Whatever his financial situation was, of course, we ought to roundly criticize him for shrinking from his great duty to free his slaves. He was indeed a coward and a hypocrite when it mattered most, ultimately prioritizing his own financial security over his moral qualms. But even as we acknowledge that Jefferson was a far cry from a perfect human being, we must remember he was just that — a human being. We can recognize his defects without attributing a profound depravity to his character. After all, how many of us, born in colonial Virginia and raised in a culture that has always normalized slavery, would find it in ourselves to sacrifice our lives and our families for a moral cause? If anything, the very fact that he publicized and implemented into national policy his misgivings about his own way of life should be counted favorably — and, at the very least, it shows us that developing historical empathy makes it much harder to dismiss his moral worth as a “vile slaveholder.”

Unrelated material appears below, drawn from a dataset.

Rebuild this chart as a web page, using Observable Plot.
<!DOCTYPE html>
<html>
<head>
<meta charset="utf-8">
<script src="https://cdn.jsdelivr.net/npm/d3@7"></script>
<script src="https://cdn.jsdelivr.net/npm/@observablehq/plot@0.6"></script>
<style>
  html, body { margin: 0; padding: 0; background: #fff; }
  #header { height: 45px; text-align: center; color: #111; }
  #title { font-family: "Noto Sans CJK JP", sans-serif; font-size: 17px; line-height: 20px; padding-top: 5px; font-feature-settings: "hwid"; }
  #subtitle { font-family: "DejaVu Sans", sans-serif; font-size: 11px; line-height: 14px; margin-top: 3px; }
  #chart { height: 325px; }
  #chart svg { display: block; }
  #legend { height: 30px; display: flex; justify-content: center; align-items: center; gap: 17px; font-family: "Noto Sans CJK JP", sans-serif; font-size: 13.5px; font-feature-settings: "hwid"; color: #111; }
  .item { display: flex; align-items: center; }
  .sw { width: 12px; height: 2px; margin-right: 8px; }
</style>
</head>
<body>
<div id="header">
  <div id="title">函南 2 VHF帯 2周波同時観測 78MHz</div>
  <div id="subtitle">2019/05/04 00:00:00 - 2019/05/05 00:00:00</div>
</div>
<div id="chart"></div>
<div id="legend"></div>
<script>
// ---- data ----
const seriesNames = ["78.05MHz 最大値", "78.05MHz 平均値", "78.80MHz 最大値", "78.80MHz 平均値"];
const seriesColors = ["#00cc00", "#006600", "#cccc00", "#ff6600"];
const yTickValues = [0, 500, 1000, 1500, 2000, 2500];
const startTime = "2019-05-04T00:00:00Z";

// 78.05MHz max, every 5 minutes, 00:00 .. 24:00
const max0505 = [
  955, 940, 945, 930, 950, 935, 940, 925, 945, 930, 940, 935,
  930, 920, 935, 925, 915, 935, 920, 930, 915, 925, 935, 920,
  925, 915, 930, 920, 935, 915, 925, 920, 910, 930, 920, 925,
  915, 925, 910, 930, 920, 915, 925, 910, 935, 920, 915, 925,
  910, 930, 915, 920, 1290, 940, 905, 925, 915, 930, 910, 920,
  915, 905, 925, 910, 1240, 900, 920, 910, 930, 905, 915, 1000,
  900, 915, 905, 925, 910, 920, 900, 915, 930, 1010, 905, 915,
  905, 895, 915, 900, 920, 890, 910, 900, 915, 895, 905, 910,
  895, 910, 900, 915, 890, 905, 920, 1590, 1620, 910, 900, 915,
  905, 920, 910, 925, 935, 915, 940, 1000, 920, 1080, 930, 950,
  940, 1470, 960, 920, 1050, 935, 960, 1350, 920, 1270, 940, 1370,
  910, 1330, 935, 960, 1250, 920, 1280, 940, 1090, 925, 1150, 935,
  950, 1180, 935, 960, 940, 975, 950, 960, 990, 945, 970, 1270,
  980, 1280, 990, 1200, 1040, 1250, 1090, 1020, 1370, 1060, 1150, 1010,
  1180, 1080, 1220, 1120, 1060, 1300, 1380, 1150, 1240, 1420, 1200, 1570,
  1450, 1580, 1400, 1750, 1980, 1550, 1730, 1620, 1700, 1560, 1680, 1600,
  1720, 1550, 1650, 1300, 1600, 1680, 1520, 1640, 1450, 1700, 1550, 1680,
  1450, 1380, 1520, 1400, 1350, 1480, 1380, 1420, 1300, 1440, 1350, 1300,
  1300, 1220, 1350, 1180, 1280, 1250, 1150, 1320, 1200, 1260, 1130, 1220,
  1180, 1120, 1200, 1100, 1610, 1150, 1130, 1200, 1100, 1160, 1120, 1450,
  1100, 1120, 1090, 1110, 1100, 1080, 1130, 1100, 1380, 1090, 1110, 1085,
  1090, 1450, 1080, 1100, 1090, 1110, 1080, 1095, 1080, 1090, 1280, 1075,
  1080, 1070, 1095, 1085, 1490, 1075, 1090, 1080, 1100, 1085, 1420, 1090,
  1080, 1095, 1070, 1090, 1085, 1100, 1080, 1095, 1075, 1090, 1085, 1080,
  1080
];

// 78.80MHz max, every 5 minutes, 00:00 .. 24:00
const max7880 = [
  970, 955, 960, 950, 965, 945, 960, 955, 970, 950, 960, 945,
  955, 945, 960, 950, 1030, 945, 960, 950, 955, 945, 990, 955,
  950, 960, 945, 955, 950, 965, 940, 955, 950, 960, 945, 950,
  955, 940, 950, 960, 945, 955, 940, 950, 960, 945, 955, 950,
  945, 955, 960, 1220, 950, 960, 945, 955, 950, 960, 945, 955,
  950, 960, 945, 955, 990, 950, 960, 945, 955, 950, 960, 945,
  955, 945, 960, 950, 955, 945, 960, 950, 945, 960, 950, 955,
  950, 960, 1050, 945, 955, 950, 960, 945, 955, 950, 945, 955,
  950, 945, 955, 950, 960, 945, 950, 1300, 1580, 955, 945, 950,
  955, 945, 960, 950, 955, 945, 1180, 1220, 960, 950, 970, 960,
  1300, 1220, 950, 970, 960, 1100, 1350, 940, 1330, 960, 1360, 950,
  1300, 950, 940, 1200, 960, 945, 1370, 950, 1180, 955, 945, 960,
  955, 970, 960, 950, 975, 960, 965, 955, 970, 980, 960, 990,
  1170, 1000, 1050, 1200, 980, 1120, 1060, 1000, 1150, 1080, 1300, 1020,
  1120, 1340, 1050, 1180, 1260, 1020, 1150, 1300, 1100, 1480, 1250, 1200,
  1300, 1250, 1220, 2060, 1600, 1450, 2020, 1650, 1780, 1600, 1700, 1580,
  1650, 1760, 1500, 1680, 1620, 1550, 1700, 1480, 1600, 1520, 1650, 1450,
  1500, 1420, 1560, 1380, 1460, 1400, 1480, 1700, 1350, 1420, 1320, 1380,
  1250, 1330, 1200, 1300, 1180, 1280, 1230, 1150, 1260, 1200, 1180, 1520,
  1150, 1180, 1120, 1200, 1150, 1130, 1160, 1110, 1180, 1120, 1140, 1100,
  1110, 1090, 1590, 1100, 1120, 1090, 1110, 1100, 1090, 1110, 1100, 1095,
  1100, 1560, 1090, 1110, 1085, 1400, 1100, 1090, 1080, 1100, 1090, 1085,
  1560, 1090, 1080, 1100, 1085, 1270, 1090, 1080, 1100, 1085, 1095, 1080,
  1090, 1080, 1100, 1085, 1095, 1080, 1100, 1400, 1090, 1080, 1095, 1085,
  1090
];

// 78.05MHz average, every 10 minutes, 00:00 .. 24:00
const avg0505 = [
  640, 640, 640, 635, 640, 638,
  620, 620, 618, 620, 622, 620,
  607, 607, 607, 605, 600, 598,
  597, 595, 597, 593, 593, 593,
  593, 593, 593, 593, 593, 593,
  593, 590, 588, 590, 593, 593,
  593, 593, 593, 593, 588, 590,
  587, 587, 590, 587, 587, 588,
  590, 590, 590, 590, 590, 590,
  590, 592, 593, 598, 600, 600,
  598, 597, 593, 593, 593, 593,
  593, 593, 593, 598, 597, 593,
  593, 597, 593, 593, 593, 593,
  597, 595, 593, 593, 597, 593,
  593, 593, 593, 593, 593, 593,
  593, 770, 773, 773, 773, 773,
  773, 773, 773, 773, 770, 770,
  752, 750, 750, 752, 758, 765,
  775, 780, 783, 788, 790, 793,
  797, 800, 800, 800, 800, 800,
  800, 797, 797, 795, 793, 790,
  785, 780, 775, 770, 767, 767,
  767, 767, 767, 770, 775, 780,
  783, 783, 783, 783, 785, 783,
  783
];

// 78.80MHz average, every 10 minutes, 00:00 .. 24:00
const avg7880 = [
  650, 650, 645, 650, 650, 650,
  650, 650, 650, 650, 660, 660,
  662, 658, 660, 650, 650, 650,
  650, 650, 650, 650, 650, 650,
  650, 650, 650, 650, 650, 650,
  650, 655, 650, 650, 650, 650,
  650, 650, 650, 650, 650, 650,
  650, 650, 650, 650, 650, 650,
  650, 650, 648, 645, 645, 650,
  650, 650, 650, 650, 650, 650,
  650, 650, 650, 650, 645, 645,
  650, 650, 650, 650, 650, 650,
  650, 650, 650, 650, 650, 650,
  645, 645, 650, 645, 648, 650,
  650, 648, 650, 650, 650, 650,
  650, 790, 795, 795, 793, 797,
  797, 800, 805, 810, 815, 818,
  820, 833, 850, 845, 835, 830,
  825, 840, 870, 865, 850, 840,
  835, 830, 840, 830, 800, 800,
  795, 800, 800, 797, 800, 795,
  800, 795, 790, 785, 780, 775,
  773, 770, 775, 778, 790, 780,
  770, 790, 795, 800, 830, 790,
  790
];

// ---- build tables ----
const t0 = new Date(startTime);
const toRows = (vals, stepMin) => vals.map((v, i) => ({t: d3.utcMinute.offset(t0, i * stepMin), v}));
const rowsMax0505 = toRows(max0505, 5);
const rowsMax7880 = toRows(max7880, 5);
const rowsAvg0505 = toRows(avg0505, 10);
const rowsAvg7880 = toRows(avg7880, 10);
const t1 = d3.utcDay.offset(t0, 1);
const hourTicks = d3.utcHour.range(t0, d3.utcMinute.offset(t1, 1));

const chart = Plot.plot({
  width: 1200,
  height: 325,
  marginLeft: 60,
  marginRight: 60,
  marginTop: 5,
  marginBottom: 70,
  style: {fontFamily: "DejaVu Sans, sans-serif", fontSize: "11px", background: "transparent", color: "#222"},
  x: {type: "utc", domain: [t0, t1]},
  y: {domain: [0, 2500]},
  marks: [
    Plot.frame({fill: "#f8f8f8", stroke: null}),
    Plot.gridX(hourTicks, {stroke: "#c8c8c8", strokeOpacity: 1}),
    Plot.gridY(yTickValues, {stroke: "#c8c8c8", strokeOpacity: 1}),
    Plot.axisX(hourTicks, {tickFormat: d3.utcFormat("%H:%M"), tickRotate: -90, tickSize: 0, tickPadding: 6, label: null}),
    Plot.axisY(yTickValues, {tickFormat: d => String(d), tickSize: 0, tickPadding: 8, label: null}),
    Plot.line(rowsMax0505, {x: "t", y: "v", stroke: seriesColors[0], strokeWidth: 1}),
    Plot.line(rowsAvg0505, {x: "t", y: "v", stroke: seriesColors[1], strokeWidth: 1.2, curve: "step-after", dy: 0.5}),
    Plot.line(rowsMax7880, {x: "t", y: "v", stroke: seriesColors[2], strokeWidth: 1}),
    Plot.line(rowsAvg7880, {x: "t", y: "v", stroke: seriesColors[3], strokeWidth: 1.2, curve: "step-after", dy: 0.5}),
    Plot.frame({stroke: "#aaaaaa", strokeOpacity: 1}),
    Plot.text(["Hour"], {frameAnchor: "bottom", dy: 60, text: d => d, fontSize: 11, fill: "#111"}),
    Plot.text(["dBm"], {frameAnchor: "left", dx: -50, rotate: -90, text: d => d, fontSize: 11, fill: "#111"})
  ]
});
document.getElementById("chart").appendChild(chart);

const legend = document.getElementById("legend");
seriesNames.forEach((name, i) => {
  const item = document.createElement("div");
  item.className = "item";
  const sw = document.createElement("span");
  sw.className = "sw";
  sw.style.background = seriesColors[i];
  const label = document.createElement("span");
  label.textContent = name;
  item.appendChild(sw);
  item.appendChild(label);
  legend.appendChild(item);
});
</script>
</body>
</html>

We can apply a similar approach to Jefferson’s relationship with Sally Hemings. Nothing can justify what happened, but I reiterate — the purpose of this article was not once to justify. Rather, we must examine the full scope of these incidents to better understand Jefferson’s character. Here too it seems that his moral sense burdened him a great deal, as there is evidence that he regretted fathering her illegitimate children. Notably, the Hemingses were the only slaves he freed upon his death, and Sally herself lived the rest of her life a free woman. Before her death, she even left her children several mementos of her former master — not the embittered loathing for him that we might expect. 

Of course, it is very possible that Hemings was emotionally manipulated or could not otherwise appreciate the full extent of her abuse, but these circumstances do leave ambiguity. We can see that drawing from the Hemings case to characterize Jefferson as a heartless monster is not nearly as straightforward as it’s commonly believed.

How, then, to make sense of all this? We have clearly established that passing judgment on Jefferson is convoluted to no end — so how must we proceed? Are we to perceive Jefferson as the great man who wrote the Declaration of Independence and condemned slavery in the public sphere, or the slaveholder who had children with young Sally Hemings? If he was the first man, surely we must celebrate him; if he was the second man, not so. Which is it?

The answer is surprisingly straightforward and concurrently frustrating — he was both. The question of celebrating Thomas Jefferson cannot be definitively resolved. This is ultimately the point. We do not study history to simply sort through facts “for” and “against” an individual, then plug them into some grand calculus to determine whether or not he is worthy of celebration. My argument here is not to dictate a yes or no, but to expose the real complexities of that question. We can commemorate his achievements and at once acknowledge his flaws and contradictions.

And indeed, the Jefferson question has revealed a number of significant considerations to this end. For one, we must not allow his defects to distort his many contributions to the United States. That he wrote the Declaration of Independence is just as much a reality as his ownership of hundreds of slaves. For another, we must exercise historical empathy before we pass judgment on our predecessors. A choice that seems obvious now, plucked from context and presented under modern scrutiny, was likely not so for them. 

Most importantly, we ought not settle for the deceptively simple facts at face value.

Most importantly, we ought not settle for the deceptively simple facts at face value. We tend to rely on these two-dimensional caricatures, ascribing great evil to an individual at a moment’s notice, because it’s convenient. I reject the disturbingly popular tendency to dismiss historical figures as two-dimensional caricatures the likes of “slaveholder” and “racist,” without knowing and seriously engaging in the realities and the contextual nuances of their time. When we do explore beneath the surface and take the time to understand — to really understand — we find that there is far more to the picture than we imagined.